Finding a lump in the breast can cause a lot of anxiety. However, most breast lumps particularly in younger women, are not caused by cancer. A new study has revealed that the vast majority of teenage breast lumps turn out to be benign masses that are related to hormones and often go away over time. As breast cancer is very rare in adolescents, an ultrasound examination might eliminate the need for biopsy in many teenage girls with breast lumps.

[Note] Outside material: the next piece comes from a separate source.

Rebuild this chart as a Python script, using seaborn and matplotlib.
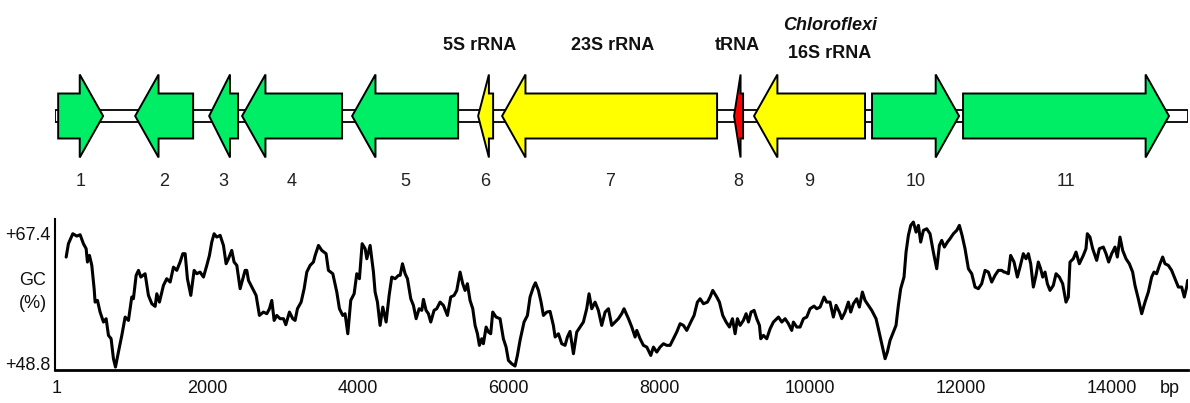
import matplotlib
matplotlib.use("Agg")
import matplotlib.pyplot as plt
import matplotlib.transforms as mtransforms
from matplotlib import font_manager
from matplotlib.patches import Polygon, Rectangle
import pandas as pd
import seaborn as sns

# ---- gene map of the contig (coordinates in bp) ----
gene_ids = ["1", "2", "3", "4", "5", "6", "7", "8", "9", "10", "11"]
gene_start = [27, 1048, 2029, 2466, 3925, 5596, 5914, 8990, 9255, 10820, 12027]
gene_end = [623, 1817, 2413, 3792, 5331, 5795, 8765, 9110, 10727, 11974, 14758]
gene_strand = [1, -1, -1, -1, -1, -1, -1, -1, -1, 1, 1]
gene_type = ["CDS", "CDS", "CDS", "CDS", "CDS", "rRNA", "rRNA", "tRNA", "rRNA", "CDS", "CDS"]
seq_length = 15005

# feature names written above the RNA genes
feature_names = ["5S rRNA", "23S rRNA", "tRNA", "16S rRNA"]
feature_x = [5622, 7386, 9030, 10263]
taxon_name = "Chloroflexi"

# ---- GC content profile ----
gc_position = [
    133, 163, 221, 274, 318, 362, 398, 415, 442, 473, 504, 517, 548, 583, 628, 663,
    694, 729, 760, 787, 826, 871, 915, 959, 1003, 1025, 1061, 1092, 1123, 1180, 1224,
    1269, 1313, 1335, 1370, 1423, 1467, 1512, 1556, 1600, 1644, 1680, 1711, 1741, 1786,
    1830, 1865, 1909, 1954, 1998, 2033, 2064, 2095, 2130, 2175, 2219, 2254, 2285, 2329,
    2360, 2396, 2440, 2506,
    2528, 2551, 2595, 2652, 2696, 2749, 2794, 2829, 2860, 2891, 2926, 2970, 3015, 3046,
    3094, 3138, 3169, 3200, 3249, 3289, 3324, 3368, 3412, 3435, 3479, 3523, 3580, 3611,
    3669, 3722, 3757, 3801, 3832, 3868, 3907, 3952, 3987, 4022, 4058, 4098, 4120, 4164,
    4208, 4230, 4261, 4296, 4332, 4376, 4416, 4451, 4495, 4540, 4562, 4593, 4628, 4659,
    4703, 4738, 4774, 4814, 4849, 4871, 4906, 4937, 4968, 5012,
    5047, 5092, 5136, 5189, 5233, 5277, 5313, 5357, 5392, 5423, 5454, 5489, 5525, 5556,
    5587, 5613, 5644, 5666, 5702, 5733, 5763, 5790, 5834, 5887, 5931, 5967, 5998, 6042,
    6086, 6117, 6152, 6205, 6250, 6285, 6329, 6356, 6396, 6431, 6462, 6506, 6550, 6594,
    6617, 6661, 6705, 6749, 6780, 6815, 6860, 6904, 6948, 6992, 7036, 7067, 7103, 7147,
    7191, 7235, 7280, 7324, 7368, 7412, 7456, 7500, 7531,
    7590, 7634, 7678, 7700, 7744, 7788, 7833, 7886, 7921, 7965, 8009, 8054, 8098, 8142,
    8186, 8230, 8275, 8319, 8363, 8416, 8460, 8504, 8540, 8584, 8637, 8672, 8708, 8761,
    8796, 8840, 8885, 8929, 8969, 9004, 9035, 9070, 9114, 9150, 9181, 9216, 9256, 9291,
    9327, 9344, 9380, 9424, 9468, 9512, 9579, 9623, 9667, 9711, 9755, 9777, 9822, 9866,
    9910, 9954, 9998, 10051,
    10086, 10131, 10184, 10219, 10263, 10307, 10343, 10387, 10418, 10462, 10506, 10537,
    10573, 10617, 10652, 10692, 10727, 10772, 10816, 10873, 10904, 10948, 10993, 11023,
    11059, 11103, 11138, 11169, 11200, 11244, 11271, 11302, 11333, 11368, 11404, 11435,
    11465, 11501, 11545, 11589, 11633, 11678, 11713, 11744, 11779, 11819, 11854, 11899,
    11943, 11978, 12014, 12053, 12098, 12142, 12186, 12230, 12274, 12319, 12363, 12407,
    12451, 12495, 12540, 12570,
    12583, 12628, 12658, 12703, 12747, 12782, 12826, 12862, 12893, 12924, 12959, 12994,
    13025, 13056, 13083, 13114, 13145, 13180, 13224, 13260, 13304, 13348, 13392, 13423,
    13445, 13489, 13525, 13569, 13622, 13657, 13675, 13710, 13746, 13799, 13834, 13887,
    13923, 13958, 13998, 14042, 14073, 14108, 14144, 14188, 14232, 14276, 14307, 14351,
    14396, 14440, 14484, 14528, 14559, 14594, 14639, 14674, 14705, 14749, 14793, 14838,
    14882, 14926, 14961, 14992, 15005,
]
gc_percent = [
    62.91, 64.62, 65.90, 65.60, 65.77, 64.62, 63.98, 62.27, 63.12, 61.84, 58.85, 57.13,
    57.35, 55.85, 54.57, 55.00, 52.86, 52.43, 49.87, 48.80, 50.72, 52.86, 55.21, 54.78,
    57.78, 57.56, 60.56, 61.20, 60.34, 60.77, 57.99, 56.92, 56.58, 58.20, 57.13, 59.27,
    60.13, 59.70, 61.62, 61.20, 62.27, 63.34, 63.34, 60.13, 57.99, 61.20, 60.77, 60.98,
    60.34, 61.84, 63.12, 64.83, 65.90, 65.47, 65.69, 64.40, 62.05, 62.69, 63.76, 62.27,
    61.84, 58.85, 61.20,
    61.20, 59.91, 59.06, 57.99, 55.42, 55.85, 55.64, 56.28, 57.35, 54.78, 55.42, 55.00,
    55.00, 54.23, 55.85, 55.00, 54.78, 56.28, 57.13, 58.85, 60.98, 61.84, 62.27, 63.12,
    64.40, 63.76, 63.34, 61.20, 60.77, 58.42, 56.28, 55.42, 55.64, 53.07, 57.35, 58.20,
    60.77, 60.13, 64.62, 63.98, 62.69, 64.40, 60.98, 58.42, 57.13, 54.14, 56.49, 54.57,
    57.99, 60.34, 60.13, 60.56, 60.56, 62.05, 60.77, 60.13, 57.56, 56.71, 55.00, 56.28,
    56.07, 57.48, 56.07, 55.64, 54.57, 56.07,
    56.28, 57.13, 56.71, 55.42, 57.78, 57.99, 58.63, 60.98, 59.49, 58.63, 59.49, 57.35,
    56.28, 54.14, 53.07, 51.58, 52.43, 51.79, 53.93, 53.29, 53.07, 55.85, 55.21, 55.00,
    52.43, 51.36, 49.65, 49.22, 48.93, 50.29, 52.22, 54.57, 55.42, 57.78, 59.06, 59.61,
    58.63, 57.13, 55.42, 55.85, 55.94, 54.14, 52.65, 53.07, 51.79, 51.58, 52.65, 53.37,
    50.51, 53.29, 53.93, 54.57, 56.28, 58.20, 56.28, 57.13, 56.07, 54.14, 55.85, 56.28,
    54.14, 54.57, 55.00, 55.64, 56.28,
    55.00, 53.93, 52.65, 53.50, 52.43, 51.58, 51.36, 50.29, 51.36, 50.72, 51.36, 51.79,
    51.58, 51.58, 52.43, 53.29, 54.36, 54.14, 53.50, 54.57, 55.42, 57.13, 57.56, 56.92,
    57.13, 57.78, 58.63, 57.78, 57.13, 55.42, 54.57, 53.93, 55.00, 53.07, 55.00, 54.14,
    54.78, 55.64, 54.57, 55.85, 56.07, 55.00, 54.14, 52.43, 52.86, 52.43, 53.71, 54.57,
    55.21, 54.57, 55.00, 54.36, 53.50, 54.57, 53.93, 53.93, 55.00, 55.21, 56.28, 56.62,
    56.28, 56.49, 57.78, 57.13, 57.13, 55.21, 56.71, 55.85, 55.00, 55.85, 57.13, 55.85,
    56.92, 57.56, 56.49, 58.42, 57.35, 56.71, 56.07, 55.00, 53.71, 51.79, 49.87, 50.72,
    52.22, 53.29, 54.14, 56.71, 58.85, 60.34, 63.55, 65.69, 66.97, 67.40, 66.11, 66.97,
    64.83, 66.33, 66.54, 65.90, 63.55, 61.41, 64.40, 65.05, 64.19, 64.83, 65.26, 65.90,
    66.33, 66.97, 65.69, 63.98, 61.41, 60.77, 59.06, 58.85, 59.49, 61.20, 60.98, 59.70,
    60.56, 61.20, 61.20, 60.98,
    60.98, 60.77, 63.12, 62.27, 60.34, 61.62, 63.34, 62.69, 63.34, 62.05, 59.06, 60.56,
    62.27, 61.41, 60.34, 60.98, 59.49, 58.63, 59.27, 60.77, 60.34, 59.49, 57.13, 57.78,
    62.27, 62.69, 63.55, 62.05, 63.12, 63.98, 65.90, 65.47, 63.98, 62.48, 63.98, 64.19,
    63.34, 62.27, 63.34, 64.19, 62.91, 65.47, 63.76, 62.69, 62.05, 60.98, 59.27, 57.56,
    55.64, 57.13, 58.42, 60.34, 60.98, 60.77, 62.05, 62.91, 62.05, 61.84, 61.20, 60.13,
    59.06, 59.06, 57.78, 59.06, 59.91,
]
gc_ticks = [67.4, 48.8]
bp_ticks = [1, 2000, 4000, 6000, 8000, 10000, 12000, 14000]
bp_tick_labels = ["1", "2000", "4000", "6000", "8000", "10000", "12000", "14000"]

# ---- styling ----
sns.set_theme(style="white")
available = {f.name for f in font_manager.fontManager.ttflist}
if "Liberation Sans Narrow" in available:
    base_font, fs = "Liberation Sans Narrow", 14
else:
    base_font, fs = "Liberation Sans", 13
plt.rcParams["font.family"] = [base_font, "DejaVu Sans"]

type_colors = {"CDS": "#00EE66", "rRNA": "#FFFF00", "tRNA": "#FF0000"}
W, H = 1190, 403
fig = plt.figure(figsize=(W / 100, H / 100), dpi=100)
fig.patch.set_facecolor("white")

# ---- gene track ----
ax_map = fig.add_axes([55 / W, 203 / H, 1133 / W, 200 / H])
ax_map.set_xlim(-15, 15010)
ax_map.set_ylim(-84, 116)
ax_map.axis("off")

body_half, head_half, line_half = 22.5, 41.5, 6.0
ax_map.add_patch(Rectangle((-10, -line_half), seq_length + 10, 2 * line_half,
                           facecolor="white", edgecolor="black", lw=1.3, zorder=1))

for gid, s, e, strand, gtype in zip(gene_ids, gene_start, gene_end, gene_strand, gene_type):
    length = e - s
    head = min(310, 0.72 * length)
    if strand > 0:
        hb = e - head
        pts = [(s, -body_half), (s, body_half), (hb, body_half), (hb, head_half),
               (e, 0), (hb, -head_half), (hb, -body_half)]
    else:
        hb = s + head
        pts = [(e, -body_half), (e, body_half), (hb, body_half), (hb, head_half),
               (s, 0), (hb, -head_half), (hb, -body_half)]
    ax_map.add_patch(Polygon(pts, closed=True, facecolor=type_colors[gtype],
                             edgecolor="black", lw=1.4, joinstyle="miter", zorder=2))
    ax_map.text((s + e) / 2, -66, gid, ha="center", va="center",
                fontsize=fs, color="#222222")

for name, x in zip(feature_names, feature_x):
    y = 63 if name.startswith("16S") else 70
    ax_map.text(x, y, name, ha="center", va="center", fontsize=fs,
                fontweight="bold", color="#111111")
ax_map.text(feature_x[-1], 91, taxon_name, ha="center", va="center", fontsize=fs,
            fontweight="bold", fontstyle="italic", color="#111111")

# ---- GC content plot ----
ax_gc = fig.add_axes([55 / W, 33 / H, 1133 / W, 151 / H])
gc_df = pd.DataFrame({"position": gc_position, "gc": gc_percent})
sns.lineplot(data=gc_df, x="position", y="gc", ax=ax_gc, color="black",
             lw=2.2, sort=False, estimator=None)
ax_gc.set_xlim(-15, 15010)
ax_gc.set_ylim(48.42, 67.79)

for side in ("top", "right"):
    ax_gc.spines[side].set_visible(False)
ax_gc.spines["left"].set_linewidth(1.5)
ax_gc.spines["bottom"].set_linewidth(2.0)
ax_gc.spines["left"].set_color("black")
ax_gc.spines["bottom"].set_color("black")

ax_gc.set_xticks(bp_ticks + [14772])
ax_gc.set_xticklabels(bp_tick_labels + ["bp"])
ax_gc.set_yticks(gc_ticks)
ax_gc.set_yticklabels([f"+{v}" for v in gc_ticks])
ax_gc.tick_params(axis="x", length=0, pad=7, labelsize=fs, labelcolor="#111111")
ax_gc.tick_params(axis="y", length=0, pad=3, labelsize=fs, labelcolor="#111111")

# nudge the range labels a little inside the plotted band
shifts = [-7.9, 2.9]
for lbl, dy in zip(ax_gc.get_yticklabels(), shifts):
    lbl.set_transform(lbl.get_transform() +
                      mtransforms.ScaledTranslation(0, dy / 72, fig.dpi_scale_trans))

ax_gc.set_xlabel("")
ax_gc.set_ylabel("GC\n(%)", rotation=0, fontsize=fs, color="#111111",
                 ha="center", va="center", linespacing=1.45)
ax_gc.yaxis.set_label_coords(-22 / 1133, 0.5166)

fig.savefig("out.png", dpi=100, facecolor="white")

Researchers studied 37 teenage girls with a total of 45 breast lumps. They aimed to determine whether the size of their breast lump at an initial ultrasound and their growth at a follow-up ultrasound could be used to decide between conservative management of the lump or a more invasive tissue biopsy. The girls were randomly divided into three groups. Those in the first group underwent a follow-up ultrasound and a biopsy. Girls in group two only had a biopsy, while group three girls underwent a follow-up ultrasound with no biopsy.
The researchers noticed that none of the lumps showed changes in appearance at the follow-up ultrasound, and all biopsied lumps were benign. They also studied other factors such as lump dimension, volume and volume change. The researchers concluded that if only those breast masses with a largest dimension greater than three cm and a volume change per month greater than 16% had undergone biopsies then the biopsies could have been reduced in 89% of girls in group one and 96% in group three of their patients.

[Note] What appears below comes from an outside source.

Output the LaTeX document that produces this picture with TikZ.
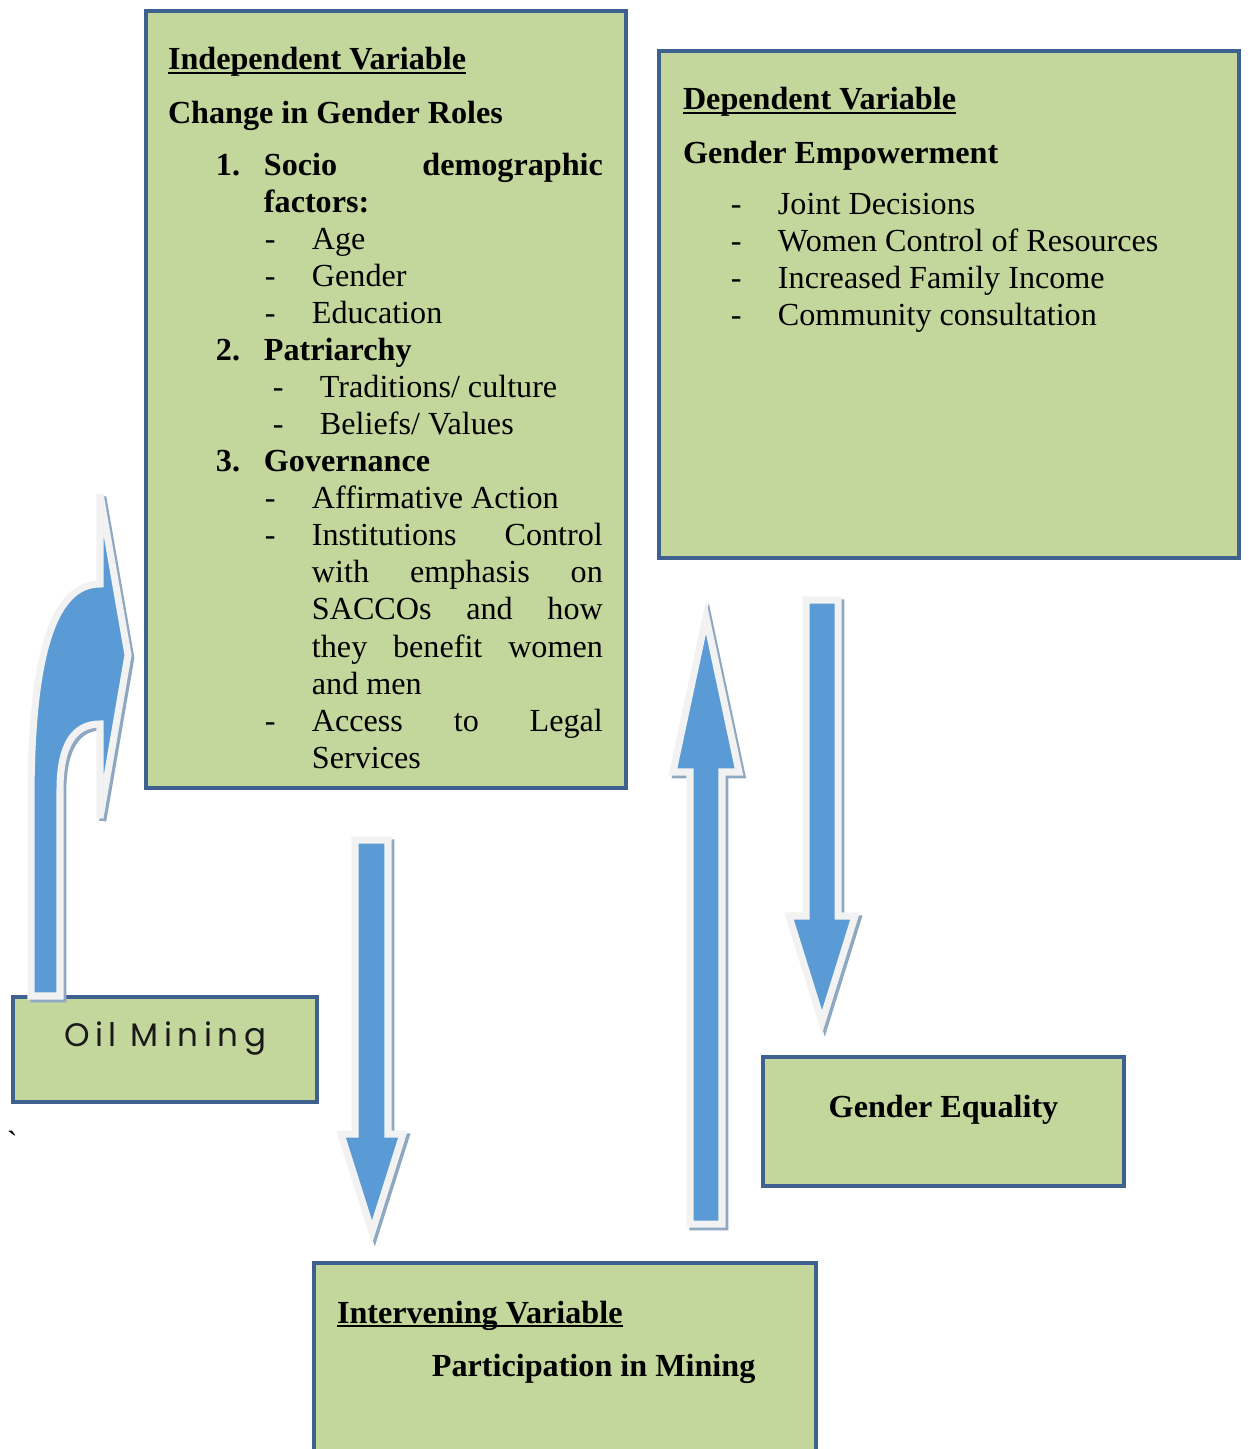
\documentclass[tikz,border=0pt]{standalone}
\usepackage{fontspec}
\setmainfont{Liberation Serif}
\newfontfamily\oilfont[LetterSpace=17]{Poppins}
\usepackage{tikz}
\newdimen\pxu
\pxu=0.569pt
\definecolor{boxfill}{HTML}{C3D69B}
\definecolor{boxrim}{HTML}{3F6190}
\definecolor{arrowblue}{HTML}{5B9BD5}
\definecolor{arrowrim}{HTML}{F2F2F2}
\definecolor{arrowshade}{HTML}{8FA8C2}
\newcommand{\ulhead}[1]{\textbf{\setbox0\hbox{#1}\rlap{\rule[-2.4pt]{\wd0}{1.1pt}}\box0}}
\newcommand{\dashitem}[3]{\hspace*{#1\pxu}\makebox[47\pxu][l]{-}#3}
\tikzset{
  box/.style={draw=boxrim, fill=boxfill, line width=2.5pt, inner sep=0pt, outer sep=0pt},
  txt/.style={inner sep=0pt, outer sep=0pt, font=\fontsize{18.3}{21.1}\selectfont},
  barrow/.style={fill=arrowblue, draw=arrowrim, line width=4pt, line join=miter, miter limit=#1,
    preaction={draw=arrowshade, line width=4pt, line join=miter, miter limit=#1, transform canvas={xshift=1.6pt, yshift=-1.6pt}}},
  barrow/.default=20
}
\begin{document}
\begin{tikzpicture}[x=0.02cm, y=-0.02cm]
\useasboundingbox (0,0) rectangle (1248,1449);
\clip (0,0) rectangle (1248,1449);

\node[box, minimum width=9.6cm, minimum height=15.54cm] (indep) at (386,399.5) {};
\node[box, minimum width=11.6cm, minimum height=10.14cm] (dep) at (949,304.5) {};
\node[box, minimum width=6.08cm, minimum height=2.1cm] (oil) at (165,1049.5) {};
\node[box, minimum width=7.22cm, minimum height=2.58cm] (equal) at (943.5,1121.5) {};
\node[box, minimum width=10.04cm, minimum height=4.74cm] (inter) at (565,1381.5) {};

\node[txt, anchor=base west] (indeptext) at (168,70) {\begin{minipage}[t]{435\pxu}
\setlength{\parindent}{0pt}\setlength{\parskip}{0pt}
\ulhead{Independent Variable}\par\vspace{16\pxu}
\textbf{Change in Gender Roles}\par\vspace{15\pxu}
\hspace*{48\pxu}\makebox[48\pxu][l]{\textbf{1.}}\textbf{Socio}\hfill\textbf{demographic}\par
\hspace*{96\pxu}\textbf{factors:}\par
\dashitem{97}{}{Age}\par
\dashitem{97}{}{Gender}\par
\dashitem{97}{}{Education}\par
\hspace*{48\pxu}\makebox[48\pxu][l]{\textbf{2.}}\textbf{Patriarchy}\par
\dashitem{105}{}{Traditions/ culture}\par
\dashitem{105}{}{Beliefs/ Values}\par
\hspace*{48\pxu}\makebox[48\pxu][l]{\textbf{3.}}\textbf{Governance}\par
\dashitem{97}{}{Affirmative Action}\par
\dashitem{97}{}{Institutions\hfill Control}\par
\hspace*{144\pxu}with\hfill emphasis\hfill on\par
\hspace*{144\pxu}SACCOs\hfill and\hfill how\par
\hspace*{144\pxu}they\hfill benefit\hfill women\par
\hspace*{144\pxu}and men\par
\dashitem{97}{}{Access\hfill to\hfill Legal}\par
\hspace*{144\pxu}Services
\end{minipage}};

\node[txt, anchor=base west] (deptext) at (683,110) {\begin{minipage}[t]{540\pxu}
\setlength{\parindent}{0pt}\setlength{\parskip}{0pt}
\ulhead{Dependent Variable}\par\vspace{16\pxu}
\textbf{Gender Empowerment}\par\vspace{14\pxu}
\dashitem{48}{}{Joint Decisions}\par
\dashitem{48}{}{Women Control of Resources}\par
\dashitem{48}{}{Increased Family Income}\par
\dashitem{48}{}{Community consultation}
\end{minipage}};

\node[txt, anchor=base west] (intertext) at (337,1323) {\begin{minipage}[t]{460\pxu}
\setlength{\parindent}{0pt}\setlength{\parskip}{0pt}
\ulhead{Intervening Variable}\par\vspace{16\pxu}
\hspace*{95\pxu}\textbf{Participation in Mining}
\end{minipage}};

\node[txt, anchor=base] (equaltext) at (943.5,1117) {\textbf{Gender Equality}};
\node[anchor=base, inner sep=0pt, font=\oilfont\fontsize{18.5}{21}\selectfont, text=black!90] (oiltext) at (165,1046) {Oil Mining};
\node[txt, anchor=base west] (tick) at (7,1153) {\textasciigrave};

\draw[barrow=8] (31,996) -- (31,800) .. controls (31,650) and (55,584) .. (100,584) -- (100,494) -- (128,655) -- (100,818) -- (100,724) .. controls (74,724) and (60,745) .. (60,790) -- (60,996) -- cycle;
\draw[barrow] (355,840) -- (388,840) -- (388,1134) -- (403,1134) -- (372,1232) -- (341,1134) -- (355,1134) -- cycle;
\draw[barrow] (690,1224) -- (722,1224) -- (722,772) -- (739,772) -- (706,617) -- (673,772) -- (690,772) -- cycle;
\draw[barrow] (806,600) -- (838,600) -- (838,916) -- (855,916) -- (822,1022) -- (789,916) -- (806,916) -- cycle;
\end{tikzpicture}
\end{document}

Aruna Vade, professor at Loyola University Chicago Stritch School of Medicine, and also the lead author of the study, said, "These findings suggest that if at a follow-up breast ultrasound, if a benign appearing breast mass does not meet the combined criteria of largest dimension greater than three centimeter and volume change per month greater than 16% then it need not undergo biopsy."
The study is published in the Journal of Ultrasound.